**WHAT TO WORK ON:**
Extract only the first line of the listing and every line after it up to and including the one with "-269.65, -268.95, -268.8];". Omit the pictures.

>> begin

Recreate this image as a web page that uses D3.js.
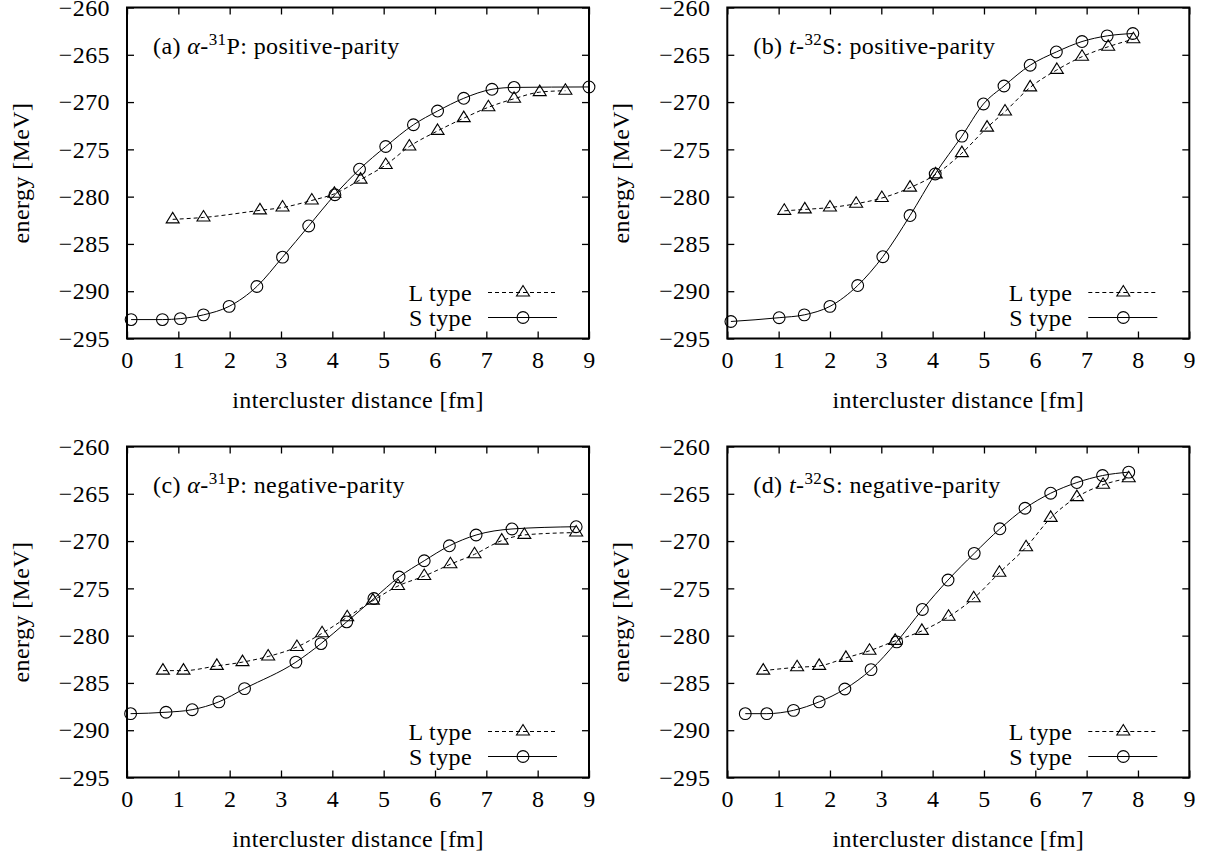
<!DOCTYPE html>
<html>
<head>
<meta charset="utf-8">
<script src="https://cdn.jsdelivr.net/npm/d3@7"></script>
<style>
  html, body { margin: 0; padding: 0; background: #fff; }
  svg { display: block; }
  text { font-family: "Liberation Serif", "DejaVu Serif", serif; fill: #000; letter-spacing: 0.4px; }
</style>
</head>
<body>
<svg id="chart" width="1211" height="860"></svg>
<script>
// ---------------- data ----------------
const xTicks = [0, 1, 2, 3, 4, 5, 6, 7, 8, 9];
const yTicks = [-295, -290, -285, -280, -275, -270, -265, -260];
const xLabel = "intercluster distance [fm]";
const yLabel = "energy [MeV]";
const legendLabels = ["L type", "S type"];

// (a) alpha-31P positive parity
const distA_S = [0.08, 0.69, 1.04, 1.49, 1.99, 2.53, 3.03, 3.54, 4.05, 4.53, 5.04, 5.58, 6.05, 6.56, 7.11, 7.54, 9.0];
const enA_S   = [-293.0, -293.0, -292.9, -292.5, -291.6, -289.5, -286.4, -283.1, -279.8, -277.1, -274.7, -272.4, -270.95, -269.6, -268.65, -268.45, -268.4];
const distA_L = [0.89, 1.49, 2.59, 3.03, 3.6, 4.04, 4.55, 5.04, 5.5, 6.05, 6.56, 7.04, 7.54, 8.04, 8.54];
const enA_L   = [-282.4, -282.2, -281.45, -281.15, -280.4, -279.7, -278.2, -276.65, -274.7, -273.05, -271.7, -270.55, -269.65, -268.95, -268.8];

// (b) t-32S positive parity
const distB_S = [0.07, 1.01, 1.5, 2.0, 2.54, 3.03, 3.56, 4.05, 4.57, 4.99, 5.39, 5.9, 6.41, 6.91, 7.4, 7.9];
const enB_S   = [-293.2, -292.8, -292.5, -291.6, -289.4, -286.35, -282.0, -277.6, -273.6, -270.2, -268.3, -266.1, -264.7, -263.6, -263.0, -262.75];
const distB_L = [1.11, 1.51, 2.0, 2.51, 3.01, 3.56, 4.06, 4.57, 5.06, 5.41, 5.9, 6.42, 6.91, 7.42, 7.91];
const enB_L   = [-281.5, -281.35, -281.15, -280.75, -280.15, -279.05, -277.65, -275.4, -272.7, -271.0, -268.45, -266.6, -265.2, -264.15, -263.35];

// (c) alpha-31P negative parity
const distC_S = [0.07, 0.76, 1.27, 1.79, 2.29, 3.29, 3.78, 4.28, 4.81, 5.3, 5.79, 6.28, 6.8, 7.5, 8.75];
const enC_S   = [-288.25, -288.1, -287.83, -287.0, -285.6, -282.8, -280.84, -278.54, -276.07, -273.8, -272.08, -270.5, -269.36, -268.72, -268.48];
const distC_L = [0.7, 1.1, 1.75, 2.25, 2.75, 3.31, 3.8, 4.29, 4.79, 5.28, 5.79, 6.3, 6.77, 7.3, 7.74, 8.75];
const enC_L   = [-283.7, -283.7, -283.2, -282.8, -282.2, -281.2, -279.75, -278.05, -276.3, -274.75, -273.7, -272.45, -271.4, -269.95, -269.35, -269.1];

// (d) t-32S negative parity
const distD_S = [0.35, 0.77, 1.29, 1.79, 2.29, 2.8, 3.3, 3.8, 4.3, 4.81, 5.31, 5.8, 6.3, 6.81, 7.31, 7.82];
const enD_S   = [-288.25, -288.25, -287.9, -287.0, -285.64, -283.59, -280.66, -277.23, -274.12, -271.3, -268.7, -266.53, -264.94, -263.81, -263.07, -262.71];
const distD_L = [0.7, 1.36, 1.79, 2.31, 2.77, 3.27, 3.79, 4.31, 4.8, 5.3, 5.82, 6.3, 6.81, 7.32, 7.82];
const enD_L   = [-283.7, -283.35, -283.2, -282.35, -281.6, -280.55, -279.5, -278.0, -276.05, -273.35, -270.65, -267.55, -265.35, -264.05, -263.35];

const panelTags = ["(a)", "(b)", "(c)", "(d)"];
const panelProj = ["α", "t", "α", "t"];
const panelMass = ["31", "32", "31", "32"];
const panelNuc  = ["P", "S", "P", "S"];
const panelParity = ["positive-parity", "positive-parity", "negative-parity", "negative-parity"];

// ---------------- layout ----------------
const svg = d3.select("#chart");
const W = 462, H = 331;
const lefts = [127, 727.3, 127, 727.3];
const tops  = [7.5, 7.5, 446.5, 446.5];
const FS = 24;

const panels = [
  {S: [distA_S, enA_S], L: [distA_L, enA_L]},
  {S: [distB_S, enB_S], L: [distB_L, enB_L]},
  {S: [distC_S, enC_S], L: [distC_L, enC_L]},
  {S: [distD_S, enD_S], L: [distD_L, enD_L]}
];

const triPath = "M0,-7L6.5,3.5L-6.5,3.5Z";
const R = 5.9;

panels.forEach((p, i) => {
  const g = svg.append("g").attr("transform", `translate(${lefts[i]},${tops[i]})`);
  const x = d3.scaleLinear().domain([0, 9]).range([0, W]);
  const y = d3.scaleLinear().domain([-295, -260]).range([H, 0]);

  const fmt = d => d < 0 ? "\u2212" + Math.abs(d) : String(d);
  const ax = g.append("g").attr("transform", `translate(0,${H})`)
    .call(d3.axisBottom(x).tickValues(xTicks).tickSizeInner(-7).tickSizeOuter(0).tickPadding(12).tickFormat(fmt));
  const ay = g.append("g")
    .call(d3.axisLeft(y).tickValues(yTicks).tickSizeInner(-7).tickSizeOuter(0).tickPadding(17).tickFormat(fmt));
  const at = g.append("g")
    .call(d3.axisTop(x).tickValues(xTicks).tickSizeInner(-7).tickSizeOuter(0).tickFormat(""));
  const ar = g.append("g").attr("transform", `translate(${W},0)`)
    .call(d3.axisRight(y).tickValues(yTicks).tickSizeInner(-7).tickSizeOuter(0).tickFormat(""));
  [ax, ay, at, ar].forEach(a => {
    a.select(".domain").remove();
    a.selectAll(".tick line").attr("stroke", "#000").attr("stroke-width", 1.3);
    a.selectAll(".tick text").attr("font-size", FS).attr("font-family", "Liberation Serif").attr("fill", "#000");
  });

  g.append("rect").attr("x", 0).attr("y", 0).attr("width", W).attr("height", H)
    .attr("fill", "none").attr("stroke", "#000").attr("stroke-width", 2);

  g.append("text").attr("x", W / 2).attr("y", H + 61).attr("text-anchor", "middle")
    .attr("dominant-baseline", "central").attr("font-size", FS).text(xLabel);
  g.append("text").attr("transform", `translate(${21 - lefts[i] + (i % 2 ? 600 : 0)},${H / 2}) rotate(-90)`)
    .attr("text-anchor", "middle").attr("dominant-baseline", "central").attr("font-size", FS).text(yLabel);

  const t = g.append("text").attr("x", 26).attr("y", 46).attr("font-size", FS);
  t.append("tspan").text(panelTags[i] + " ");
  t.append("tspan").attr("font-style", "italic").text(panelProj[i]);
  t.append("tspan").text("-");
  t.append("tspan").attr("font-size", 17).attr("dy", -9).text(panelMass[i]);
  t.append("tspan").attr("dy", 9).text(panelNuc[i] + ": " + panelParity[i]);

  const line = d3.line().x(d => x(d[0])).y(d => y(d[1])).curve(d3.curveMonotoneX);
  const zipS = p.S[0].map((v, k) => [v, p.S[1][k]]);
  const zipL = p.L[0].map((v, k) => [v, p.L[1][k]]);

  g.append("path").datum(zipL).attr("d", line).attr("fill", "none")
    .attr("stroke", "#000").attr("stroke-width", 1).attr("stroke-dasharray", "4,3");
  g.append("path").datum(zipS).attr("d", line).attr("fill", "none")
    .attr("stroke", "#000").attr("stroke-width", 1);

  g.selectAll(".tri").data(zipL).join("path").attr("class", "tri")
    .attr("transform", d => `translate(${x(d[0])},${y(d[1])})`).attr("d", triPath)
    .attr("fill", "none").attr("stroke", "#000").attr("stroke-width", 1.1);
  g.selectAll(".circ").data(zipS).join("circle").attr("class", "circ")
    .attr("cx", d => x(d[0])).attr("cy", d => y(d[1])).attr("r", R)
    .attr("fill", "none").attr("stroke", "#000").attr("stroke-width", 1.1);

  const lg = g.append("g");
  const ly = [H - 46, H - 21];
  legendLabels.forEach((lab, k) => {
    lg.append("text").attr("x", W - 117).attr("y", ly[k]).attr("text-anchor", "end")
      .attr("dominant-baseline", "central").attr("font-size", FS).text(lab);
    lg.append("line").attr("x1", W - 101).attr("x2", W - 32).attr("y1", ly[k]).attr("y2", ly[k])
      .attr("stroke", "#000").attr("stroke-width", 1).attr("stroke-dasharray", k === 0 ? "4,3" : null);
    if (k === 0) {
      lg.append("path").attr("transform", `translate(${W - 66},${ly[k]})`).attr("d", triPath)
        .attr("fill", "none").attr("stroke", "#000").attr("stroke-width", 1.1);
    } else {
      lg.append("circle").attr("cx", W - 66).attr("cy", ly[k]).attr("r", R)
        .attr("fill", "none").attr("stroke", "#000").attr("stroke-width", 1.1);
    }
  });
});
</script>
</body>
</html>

>> end

**ANSWER TO THE EXERCISE:**
Recreate this image as a web page that uses D3.js.
<!DOCTYPE html>
<html>
<head>
<meta charset="utf-8">
<script src="https://cdn.jsdelivr.net/npm/d3@7"></script>
<style>
  html, body { margin: 0; padding: 0; background: #fff; }
  svg { display: block; }
  text { font-family: "Liberation Serif", "DejaVu Serif", serif; fill: #000; letter-spacing: 0.4px; }
</style>
</head>
<body>
<svg id="chart" width="1211" height="860"></svg>
<script>
// ---------------- data ----------------
const xTicks = [0, 1, 2, 3, 4, 5, 6, 7, 8, 9];
const yTicks = [-295, -290, -285, -280, -275, -270, -265, -260];
const xLabel = "intercluster distance [fm]";
const yLabel = "energy [MeV]";
const legendLabels = ["L type", "S type"];

// (a) alpha-31P positive parity
const distA_S = [0.08, 0.69, 1.04, 1.49, 1.99, 2.53, 3.03, 3.54, 4.05, 4.53, 5.04, 5.58, 6.05, 6.56, 7.11, 7.54, 9.0];
const enA_S   = [-293.0, -293.0, -292.9, -292.5, -291.6, -289.5, -286.4, -283.1, -279.8, -277.1, -274.7, -272.4, -270.95, -269.6, -268.65, -268.45, -268.4];
const distA_L = [0.89, 1.49, 2.59, 3.03, 3.6, 4.04, 4.55, 5.04, 5.5, 6.05, 6.56, 7.04, 7.54, 8.04, 8.54];
const enA_L   = [-282.4, -282.2, -281.45, -281.15, -280.4, -279.7, -278.2, -276.65, -274.7, -273.05, -271.7, -270.55, -269.65, -268.95, -268.8];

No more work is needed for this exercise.